In "The Way of the World" historian David Fromkin writes
"It should be pointed out that the Britain that gave birth to America was not
the Britain of the common majority. Many of those who sailed away to settle
in the New World were dissenters and non-conformist. There were seekers
of religious liberty; the Puritans of Massachusetts, the Quakers of Pennsylvania,
the Catholics of Maryland. There were the adventure-seekers and fortune-seekers.
There were also society's outcasts, including the convicts who settled Georgia.
There were those who rejected Britain and those whom Britain rejected. ... It set
a pattern in which the United States again and again took people, ideas, attitudes,
and much else from those in Britain who opposed the established order."
And then there are the ideas of freedom and equality. Pirsig
says that the Americans didn't get this from the history of Europe or Asia
or Africa and he says America has contributed to the history of the world. And
perhaps they did. But there also seems to be evidence that other cultures have
held this ideal as well.
Marco has already pointed out the Athenians who had democracy back in the fifth
century. Admittedly this didn't apply to women or slaves. But the idea was there
and it is a well-documented part of European culture.
And then there's Jesus Christ who preached equality and became arguably the
single most important influence on European culture EVER. Sometimes the
hardest things to see are the ones staring you in the face, but that one can hardly
be ignored!

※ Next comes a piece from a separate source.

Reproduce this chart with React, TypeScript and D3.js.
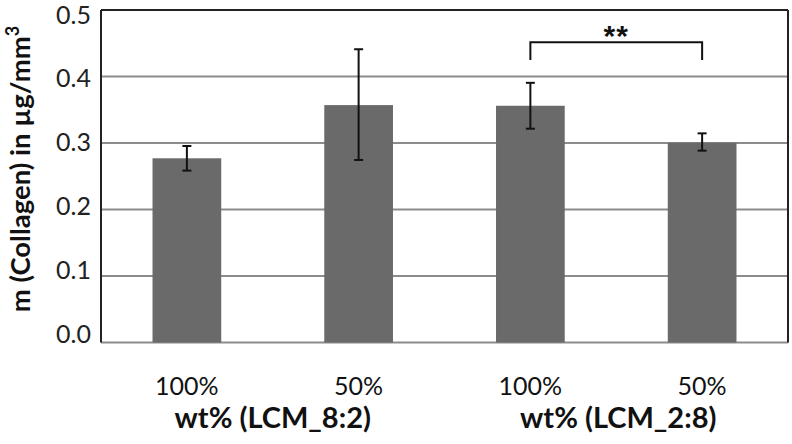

Sure the churches haven't been models of freedom over the years
but there have been plenty of good guys all the same and if you read the gospels,
the idea of equality is there. Jesus hung out with lepers and prostitutes, he
hated the officials. He said it was easier for a camel to pass through the eye of
a needle than for a rich man to enter the kingdom of heaven. Doesn't sound like
a guy who's real big on social hierarchy to me.
In Asia, China has been a meritocracy with freedom of opportunity in political
life for the past two millennia. Anyone, regardless of birth, who could pass the
government exams could become an imperial official. In practice it was difficult
for poorer students to support themselves during long years of study, but it did
happen and the principle we are looking for was there.
Serfdom in China was abolished way, way back in 1681. Peasants could no
longer be sold along with the land they farmed but were free to do as they pleased.
I'm not saying that the native Americans didn't have some affect on the first settlers,
perhaps they were the influence on American culture. But to argue that no-one else
ever thought of the ideas of freedom and equality before then seems debatable.
Marco wrote
>After 1492 Indian culture was corrupted by European culture and vice versa.
>The strange blending of Europeans, Indians, free space, opportunities
>preconditioned the crystal seed of modern idea of freedom.
I'm just not educated enough to know one way or the other, but I don't
think Pirsig's case is proven and Marco could be right.